Last week, I stood in front of a trio of trash bins located near an auditorium entrance at Pacific Gas & Electric in San Francisco. I had just finished my coffee and tossed the plastic top and compostable cup into a recycling bin. My food scraps went into another container. I threw a small waxy candy wrapper from my purse into the trash.
As a New Yorker, I am well aware of San Francisco’s superior recycling efforts as compared to the Big Apple. Deli containers, ubiquitous throughout New York, cannot be recycled. National coffee-pusher Starbucks has been developing a compostable cup for years, although there are available solutions in the marketplace. Don’t even get me started on how uneducated New Yorkers are on electronics recycling (residents could toss TVs in the trash until recently). This weekend, as I landed back at JFK, others were talking about the topic. The New York Times wrote about New York City’s lack of commitment to recycling, despite the aggressive PlaNYC 2030 initiative, which tackles nearly every sustainability issue in the city.
The issue, however, is not just New York versus San Francisco. Recycling is often lauded as a great success in sustainability here in America, but success is variable. I hear the same refrain repeated at cleantech and sustainability conferences: While your parent or grandparent might balk at separating recyclables, young kids can’t imagine not doing it.
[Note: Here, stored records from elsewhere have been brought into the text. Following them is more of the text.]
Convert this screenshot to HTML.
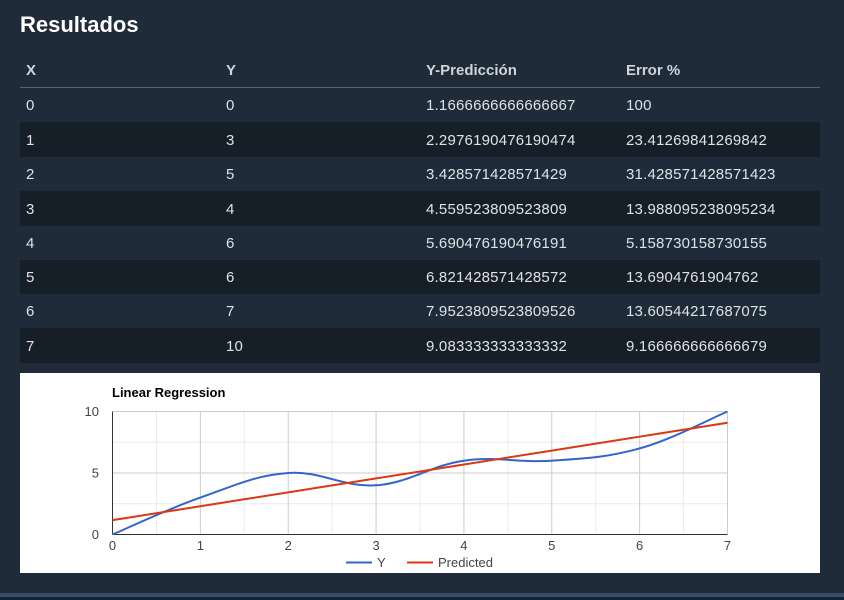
<!DOCTYPE html>
<html lang="es">
<head>
<meta charset="utf-8">
<title>Resultados</title>
<style>
html,body{margin:0;padding:0;width:844px;height:600px;overflow:hidden;background:#1f2b38;font-family:"Liberation Sans",sans-serif;}
#footer-band{position:absolute;left:0;top:593px;width:844px;height:4px;background:#3b4b60;}
#footer-base{position:absolute;left:0;top:597px;width:844px;height:3px;background:#0e2438;}
h1{position:absolute;left:20px;top:11px;margin:0;font-size:22px;line-height:28px;font-weight:bold;color:#fff;}
table{position:absolute;left:20px;top:53px;width:800px;border-collapse:separate;border-spacing:0;table-layout:fixed;color:#dee2e6;font-size:15px;letter-spacing:.2px;}
th,td{padding:1px 0 0 6px;text-align:left;box-sizing:border-box;white-space:nowrap;}
th{font-weight:bold;color:#cfd4d9;border-bottom:1px solid #56647a;height:35px;letter-spacing:0;padding-top:0;}
tr.r34 td{height:34px;}
tr.r35 td{height:35px;}
tr.odd td{background:#161e27;}
#chart{position:absolute;left:20px;top:373px;width:800px;height:200px;background:#fff;}
svg{position:absolute;left:-20px;top:-373px;display:block;}
svg text{font-family:"Liberation Sans",Arial,sans-serif;font-size:13px;fill:#444;}
</style>
</head>
<body>
<h1>Resultados</h1>
<table>
<thead><tr><th>X</th><th>Y</th><th>Y-Predicción</th><th>Error %</th></tr></thead>
<tbody>
<tr class="r34"><td>0</td><td>0</td><td>1.1666666666666667</td><td>100</td></tr>
<tr class="odd r35"><td>1</td><td>3</td><td>2.2976190476190474</td><td>23.41269841269842</td></tr>
<tr class="r34"><td>2</td><td>5</td><td>3.428571428571429</td><td>31.428571428571423</td></tr>
<tr class="odd r35"><td>3</td><td>4</td><td>4.559523809523809</td><td>13.988095238095234</td></tr>
<tr class="r34"><td>4</td><td>6</td><td>5.690476190476191</td><td>5.158730158730155</td></tr>
<tr class="odd r34"><td>5</td><td>6</td><td>6.821428571428572</td><td>13.6904761904762</td></tr>
<tr class="r34"><td>6</td><td>7</td><td>7.9523809523809526</td><td>13.60544217687075</td></tr>
<tr class="odd r35"><td>7</td><td>10</td><td>9.083333333333332</td><td>9.166666666666679</td></tr>
</tbody>
</table>
<div id="chart">
<svg id="plot" width="844" height="600" viewBox="0 0 844 600"></svg>
</div>
<div id="footer-band"></div>
<div id="footer-base"></div>
<script>
const xValues = [0, 1, 2, 3, 4, 5, 6, 7];
const yValues = [0, 3, 5, 4, 6, 6, 7, 10];
const predictedValues = [1.1666666666666667, 2.2976190476190474, 3.428571428571429, 4.559523809523809, 5.690476190476191, 6.821428571428572, 7.9523809523809526, 9.083333333333332];
const xTickLabels = [0, 1, 2, 3, 4, 5, 6, 7];
const yTickLabels = [0, 5, 10];
const xMinorTicks = [0.5, 1.5, 2.5, 3.5, 4.5, 5.5, 6.5];
const yMinorTicks = [2.5, 7.5];
const seriesNames = ['Y', 'Predicted'];

const svg = document.getElementById('plot');
const NS = 'http://www.w3.org/2000/svg';
const plotLeft = 112.5, plotRight = 727.5, plotTop = 411.5, plotBottom = 534.5;
const xMin = 0, xMax = 7, yMin = 0, yMax = 10;
function xScale(v) { return plotLeft + (v - xMin) / (xMax - xMin) * (plotRight - plotLeft); }
function yScale(v) { return plotBottom - (v - yMin) / (yMax - yMin) * (plotBottom - plotTop); }

function addLine(x1, y1, x2, y2, color, width) {
  const l = document.createElementNS(NS, 'line');
  l.setAttribute('x1', x1);
  l.setAttribute('y1', y1);
  l.setAttribute('x2', x2);
  l.setAttribute('y2', y2);
  l.setAttribute('stroke', color);
  l.setAttribute('stroke-width', width);
  svg.appendChild(l);
  return l;
}
function addText(str, x, y, anchor) {
  const t = document.createElementNS(NS, 'text');
  t.setAttribute('x', x);
  t.setAttribute('y', y);
  t.setAttribute('text-anchor', anchor);
  t.textContent = str;
  svg.appendChild(t);
  return t;
}
function smoothPath(xs, ys) {
  const pts = xs.map((v, i) => [xScale(v), yScale(ys[i])]);
  const k = 0.19;
  let d = 'M' + pts[0][0] + ' ' + pts[0][1];
  for (let i = 0; i < pts.length - 1; i++) {
    const p0 = pts[Math.max(i - 1, 0)], p1 = pts[i], p2 = pts[i + 1], p3 = pts[Math.min(i + 2, pts.length - 1)];
    const c1x = p1[0] + (p2[0] - p0[0]) * k;
    const c1y = p1[1] + (p2[1] - p0[1]) * k;
    const c2x = p2[0] - (p3[0] - p1[0]) * k;
    const c2y = p2[1] - (p3[1] - p1[1]) * k;
    d += 'C' + c1x + ' ' + c1y + ' ' + c2x + ' ' + c2y + ' ' + p2[0] + ' ' + p2[1];
  }
  return d;
}

xMinorTicks.forEach(v => {
  const g = addLine(xScale(v), plotTop, xScale(v), plotBottom, '#ebebeb', 1);
  
  
});
yMinorTicks.forEach(v => {
  const g = addLine(plotLeft, yScale(v), plotRight, yScale(v), '#ebebeb', 1);
  
  
});
xTickLabels.forEach(v => {
  const g = addLine(xScale(v), plotTop, xScale(v), plotBottom, '#cccccc', 1);
  
  
  const t = addText(v, xScale(v), 550, 'middle');
  
  
});
yTickLabels.forEach(v => {
  const g = addLine(plotLeft, yScale(v), plotRight, yScale(v), '#cccccc', 1);
  
  
  const t = addText(v, 99, yScale(v) + 4.5, 'end');
  
  
});

const xAxis = addLine(plotLeft, yScale(yMin), plotRight, yScale(yMin), '#333333', 1);


const yAxis = addLine(xScale(xMin), plotTop, xScale(xMin), plotBottom, '#333333', 1);



const yPath = document.createElementNS(NS, 'path');
yPath.setAttribute('d', smoothPath(xValues, yValues));
yPath.setAttribute('fill', 'none');
yPath.setAttribute('stroke', '#3366cc');
yPath.setAttribute('stroke-width', '2');


svg.appendChild(yPath);

const predPath = document.createElementNS(NS, 'path');
predPath.setAttribute('d', smoothPath(xValues, predictedValues));
predPath.setAttribute('fill', 'none');
predPath.setAttribute('stroke', '#dc3912');
predPath.setAttribute('stroke-width', '2');


svg.appendChild(predPath);

const title = addText('Linear Regression', 112, 397, 'start');
title.setAttribute('font-weight', 'bold');
title.setAttribute('style', 'fill:#000');



const swatchY = addLine(346, 562.5, 372, 562.5, '#3366cc', 2);


const labelY = addText(seriesNames[0], 377, 567, 'start');


const swatchP = addLine(407, 562.5, 433, 562.5, '#dc3912', 2);


const labelP = addText(seriesNames[1], 438, 567, 'start');


</script>
</body>
</html>
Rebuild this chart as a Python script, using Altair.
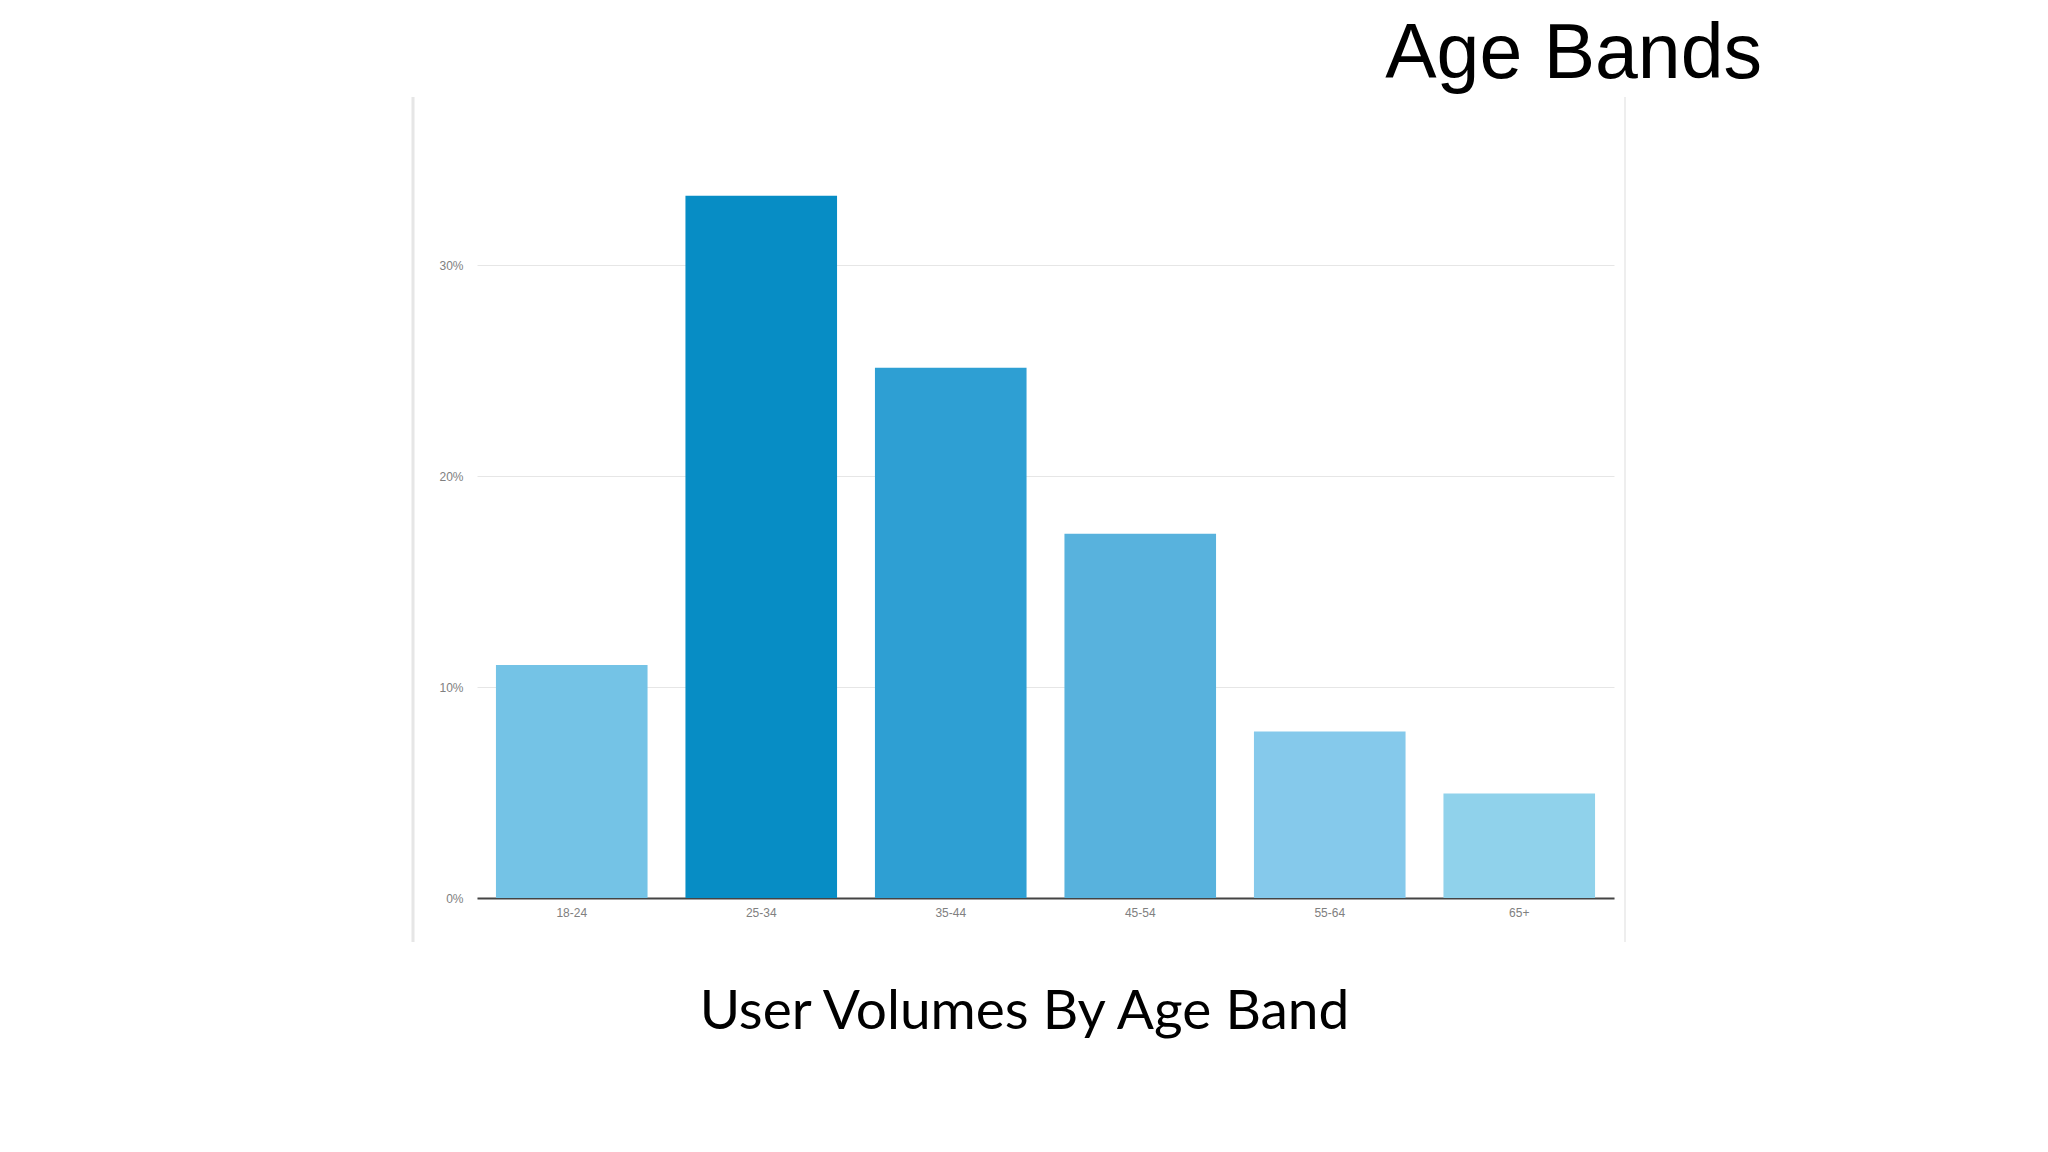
import altair as alt
import pandas as pd

bands = ["18-24", "25-34", "35-44", "45-54", "55-64", "65+"]
shares = [11.05, 33.3, 25.15, 17.27, 7.9, 4.96]
colors = ["#74C3E6", "#078DC5", "#2E9FD3", "#58B2DD", "#85C9EB", "#90D2EB"]
y_ticks = [0, 10, 20, 30]
chart_title = "Age Bands"
caption = "User Volumes By Age Band"

df = pd.DataFrame({"band": bands, "share": shares})

bars = alt.Chart(df).mark_bar().encode(
    x=alt.X(
        "band:N",
        sort=bands,
        scale=alt.Scale(paddingInner=0.2, paddingOuter=0.1),
        axis=alt.Axis(
            title=caption,
            titleFont="Lato",
            titleFontSize=55,
            titleFontWeight="normal",
            titleColor="#000000",
            titleBaseline="alphabetic",
            titleAlign="center",
            titleX=547,
            titleY=130,
            labelAngle=0,
            labelFont="Liberation Sans",
            labelFontSize=12,
            labelColor="#808080",
            labelPadding=9,
            ticks=False,
            domainColor="#444444",
            domainWidth=2,
            grid=False,
        ),
    ),
    y=alt.Y(
        "share:Q",
        scale=alt.Scale(domain=[0, 35], nice=False),
        axis=alt.Axis(
            title=None,
            values=y_ticks,
            labelExpr="datum.value + '%'",
            labelFont="Liberation Sans",
            labelFontSize=12,
            labelColor="#808080",
            labelPadding=14,
            ticks=False,
            domain=False,
            grid=True,
            gridColor="#e6e6e6",
            gridWidth=1,
        ),
    ),
    color=alt.Color("band:N", scale=alt.Scale(domain=bands, range=colors), legend=None),
)

frame_df = pd.DataFrame({"k": [0]})
left_line = alt.Chart(frame_df).mark_rule(color="#e6e6e6", strokeWidth=3).encode(
    x=alt.value(-64), y=alt.value(-63), y2=alt.value(782)
)
right_line = alt.Chart(frame_df).mark_rule(color="#eeeeee", strokeWidth=2).encode(
    x=alt.value(1148), y=alt.value(-63), y2=alt.value(782)
)
title_text = alt.Chart(frame_df).mark_text(
    text=chart_title,
    font="Liberation Sans",
    fontSize=77,
    color="#000000",
    align="right",
    baseline="alphabetic",
).encode(x=alt.value(1285), y=alt.value(-82))

chart = alt.layer(left_line, right_line, bars, title_text).properties(
    width=1137,
    height=738,
    padding={"left": 469, "top": 152, "right": 400, "bottom": 200},
    autosize=alt.AutoSizeParams(type="none"),
).configure_view(stroke=None)

chart.save("out.html", embed_options={"renderer": "svg", "actions": False})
That said, speakers often say that energy awareness is right around the corner.
A closer look shows that this is not always true. Recycling rates, overall, are far higher today than they were in the 1970s. But many recycling rates have been flatlined for nearly a decade -- and not just during recent recession. It took until 1990 for recovery rates for recycling to get beyond 15 percent, according to the U.S. Environmental Protection Agency. The volume of municipal waste is rising faster than the rate of recycling participation.
In 2009, nearly 34 percent of the municipal solid waste that was generated was recycled. However, curbside recycling is also nearly flat since 2002, and community composting is down over the same period.
Outside of cities like San Francisco and Los Angeles, recycling is largely an enigma. (In New York, for instance, the NYC Sanitation website tells you to recycle plastic “jugs,” rather than specifying which plastic numbers can be recycled.) The rules change often in New York City, and from town to town across the country. In many places, it is still cheaper to send it to the landfill than to recycle. According to a recent report by Siemens, only 14 of 27 U.S. and Canadian cities have comprehensive waste reduction strategies, compared to all European cities with similar income levels and demographics.
The New York Times did point to some successes, like the Green Restaurant Association, which has about 80 members in New York that can earn ratings for efforts like reducing energy consumption and composting food waste. The city is also looking into larger methods, like pay-as-you-throw, which has been deployed successfully in Seoul.
Recycling is not a failure in the U.S., but it is far from an example of environmental awakening. In most cities where recycling rates are high, there is a financial burden for those that don’t comply. That could be the best lesson of all from recycling to apply to other sustainability issues, including energy efficiency. It’s not a warm, fuzzy habit that the next generation will inherently embrace. Rather, it is solid policy and adequate infrastructure accompanied by enforcement that will bring sustainability practices out of niche areas and into the mainstream.